Managers are not only jetting across the country to plead with endowments, family offices and corporate pension funds to stay put, they are also cobbling together plans designed to deliver handsome payouts to skittish investors.

This marks a change in the $1.8 trillion hedge fund industry where assets had doubled in the last four years and managers had little problem collecting their 2 percent management fees plus their 20 percent performance fees.

But now that many prominent hedge funds are nursing heavy losses and the average fund has lost 2.8 percent in the first quarter, according to data from Hedge Fund Research, managers are facing a trend few have ever seen in their careers.

Redemption notices are piling up from nervous investors, investors and managers have said. At hedge funds, money is often locked up for months and even years and getting out can be a tricky process that requires long-term planning. Putting in a redemption notice might not mean that investors will exit, but it gives them the right to.
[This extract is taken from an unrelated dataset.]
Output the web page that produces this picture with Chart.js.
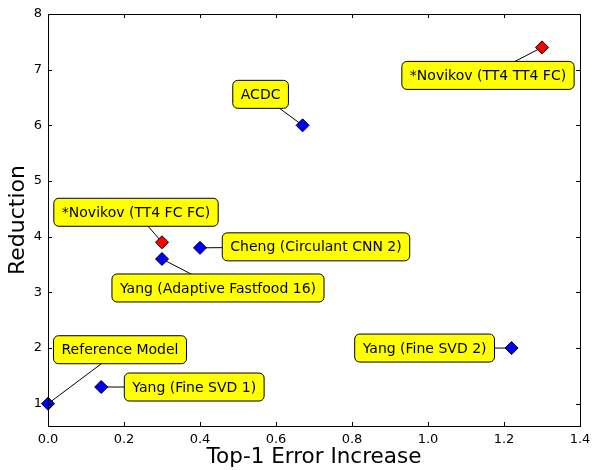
<!DOCTYPE html>
<html>
<head>
<meta charset="utf-8">
<script src="https://cdn.jsdelivr.net/npm/chart.js@4"></script>
<style>
  html, body { margin: 0; padding: 0; background: #fff; }
  #wrap { width: 593px; height: 470px; }
</style>
</head>
<body>
<div id="wrap"><canvas id="scatterChart"></canvas></div>
<script>
// dados
const names = ['Reference Model', 'Yang (Fine SVD 1)', 'Yang (Adaptive Fastfood 16)', '*Novikov (TT4 FC FC)',
               'Cheng (Circulant CNN 2)', 'ACDC', 'Yang (Fine SVD 2)', '*Novikov (TT4 TT4 FC)'];
const errorIncrease = [0.0, 0.14, 0.30, 0.30, 0.40, 0.67, 1.22, 1.30];
const reduction = [1.0, 1.3, 3.6, 3.9, 3.8, 6.0, 2.0, 7.4];
const isNovikov = [false, false, false, true, false, false, false, true];
const xTicks = [0.0, 0.2, 0.4, 0.6, 0.8, 1.0, 1.2, 1.4];
const yTicks = [1, 2, 3, 4, 5, 6, 7, 8];

// deslocamento das caixas de texto (pixels, centro da caixa relativo ao ponto)
const labelOffsets = [[72, -54], [93, 0], [56, 29], [-26, -30], [116, -1], [-42, -31], [-87, 0], [-54, 28]];

const FONT = "'DejaVu Sans', sans-serif";

const points = errorIncrease.map((x, i) => ({ x: x, y: reduction[i] }));

function roundRect(ctx, x, y, w, h, r) {
    ctx.beginPath();
    ctx.moveTo(x + r, y);
    ctx.lineTo(x + w - r, y);
    ctx.arcTo(x + w, y, x + w, y + r, r);
    ctx.lineTo(x + w, y + h - r);
    ctx.arcTo(x + w, y + h, x + w - r, y + h, r);
    ctx.lineTo(x + r, y + h);
    ctx.arcTo(x, y + h, x, y + h - r, r);
    ctx.lineTo(x, y + r);
    ctx.arcTo(x, y, x + r, y, r);
    ctx.closePath();
}

// caixas amarelas com setas (estilo annotate do matplotlib)
const annotationPlugin = {
    id: 'annotations',
    beforeDatasetsDraw(chart) {
        const ctx = chart.ctx;
        const xs = chart.scales.x, ys = chart.scales.y;
        ctx.save();
        ctx.strokeStyle = '#000';
        ctx.lineWidth = 1;
        names.forEach((n, i) => {
            const px = xs.getPixelForValue(errorIncrease[i]);
            const py = ys.getPixelForValue(reduction[i]);
            ctx.beginPath();
            ctx.moveTo(px, py);
            ctx.lineTo(px + labelOffsets[i][0], py + labelOffsets[i][1]);
            ctx.stroke();
        });
        ctx.restore();
    },
    afterDatasetsDraw(chart) {
        const ctx = chart.ctx;
        const xs = chart.scales.x, ys = chart.scales.y;
        ctx.save();
        ctx.font = '14px ' + FONT;
        ctx.textAlign = 'center';
        ctx.textBaseline = 'middle';
        names.forEach((n, i) => {
            const cx = xs.getPixelForValue(errorIncrease[i]) + labelOffsets[i][0];
            const cy = ys.getPixelForValue(reduction[i]) + labelOffsets[i][1];
            const w = ctx.measureText(n).width + 16;
            const h = 28;
            roundRect(ctx, cx - w / 2, cy - h / 2, w, h, 5);
            ctx.fillStyle = '#ffff00';
            ctx.fill();
            ctx.strokeStyle = '#000';
            ctx.lineWidth = 1;
            ctx.stroke();
            ctx.fillStyle = '#000';
            ctx.fillText(n, cx, cy + 1);
        });
        ctx.restore();
    }
};

// moldura e ticks para dentro
const framePlugin = {
    id: 'frame',
    afterDraw(chart) {
        const ctx = chart.ctx;
        const a = chart.chartArea;
        const xs = chart.scales.x, ys = chart.scales.y;
        ctx.save();
        ctx.strokeStyle = '#000';
        ctx.lineWidth = 1;
        ctx.strokeRect(Math.round(a.left) + 0.5, Math.round(a.top) + 0.5,
                       Math.round(a.right - a.left), Math.round(a.bottom - a.top));
        ctx.beginPath();
        xTicks.forEach(v => {
            const p = Math.round(xs.getPixelForValue(v)) + 0.5;
            ctx.moveTo(p, a.bottom); ctx.lineTo(p, a.bottom - 4);
            ctx.moveTo(p, a.top); ctx.lineTo(p, a.top + 4);
        });
        yTicks.forEach(v => {
            const p = Math.round(ys.getPixelForValue(v)) + 0.5;
            ctx.moveTo(a.left, p); ctx.lineTo(a.left + 4, p);
            ctx.moveTo(a.right, p); ctx.lineTo(a.right - 4, p);
        });
        ctx.stroke();
        ctx.restore();
    }
};

const ctx = document.getElementById('scatterChart').getContext('2d');
const chart = new Chart(ctx, {
    type: 'scatter',
    data: {
        datasets: [{
            data: points,
            pointStyle: 'rectRot',
            pointRadius: 6.5,
            pointHoverRadius: 6.5,
            pointBackgroundColor: isNovikov.map(r => r ? '#ff0000' : '#0000ff'),
            pointBorderColor: '#000',
            pointBorderWidth: 1,
            clip: false
        }]
    },
    options: {
        responsive: true,
        maintainAspectRatio: false,
        animation: false,
        layout: { padding: { top: 14, right: 13, left: 0, bottom: 0 } },
        plugins: {
            legend: { display: false },
            tooltip: { enabled: false }
        },
        scales: {
            x: {
                type: 'linear',
                min: 0,
                max: 1.4,
                afterBuildTicks: s => { s.ticks = xTicks.map(v => ({ value: v })); },
                afterFit: s => { s.height = 44; s.paddingLeft = 0; s.paddingRight = 0; },
                grid: { display: false, drawTicks: false },
                border: { display: false },
                ticks: {
                    color: '#000',
                    padding: 6,
                    maxRotation: 0,
                    font: { family: FONT, size: 13 },
                    callback: v => Number(v).toFixed(1)
                },
                title: {
                    display: true,
                    text: 'Top-1 Error Increase',
                    color: '#000',
                    padding: { top: 3, bottom: 0 },
                    font: { family: FONT, size: 21.5 }
                }
            },
            y: {
                type: 'linear',
                min: 0.6,
                max: 8,
                afterBuildTicks: s => { s.ticks = yTicks.map(v => ({ value: v })); },
                afterFit: s => { s.width = 48; s.paddingTop = 0; s.paddingBottom = 0; },
                grid: { display: false, drawTicks: false },
                border: { display: false },
                ticks: {
                    color: '#000',
                    padding: 6,
                    font: { family: FONT, size: 13 },
                    callback: v => String(v)
                },
                title: {
                    display: true,
                    text: 'Reduction',
                    color: '#000',
                    padding: { top: 5, bottom: 2 },
                    font: { family: FONT, size: 22 }
                }
            }
        }
    },
    plugins: [annotationPlugin, framePlugin]
});
</script>
</body>
</html>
Beder noted that more people are using this option now.

"Investors are putting redemption notices in right and left and this is a tough problem for managers to analyze," she explained, adding that "managers' butts are strapped to planes as they go talk to investors."

Managers are also wrestling with whether or not to use their gate provisions which would allow only a certain number of investors to leave, but that would signal serious distress at the fund, she said. 

Keeping investments might require a lot more than talk, Beder said, noting that innovative formulas are sure to spring up in the industry as managers try to hold on to their capital.

For example, hedge fund managers may lock up investors' money for longer in exchange for giving them bond-like investment returns with an equity investment kicker, she said.

"The next period is going to be very exciting," as financial engineering is expect to kick into high gear in an industry that has already long prided itself with attracting the best and the brightest managers.

Still, some investors may not be convinced and will walk away, something that may force some large hedge fund firms to cut their staff and make other reductions, Beder said.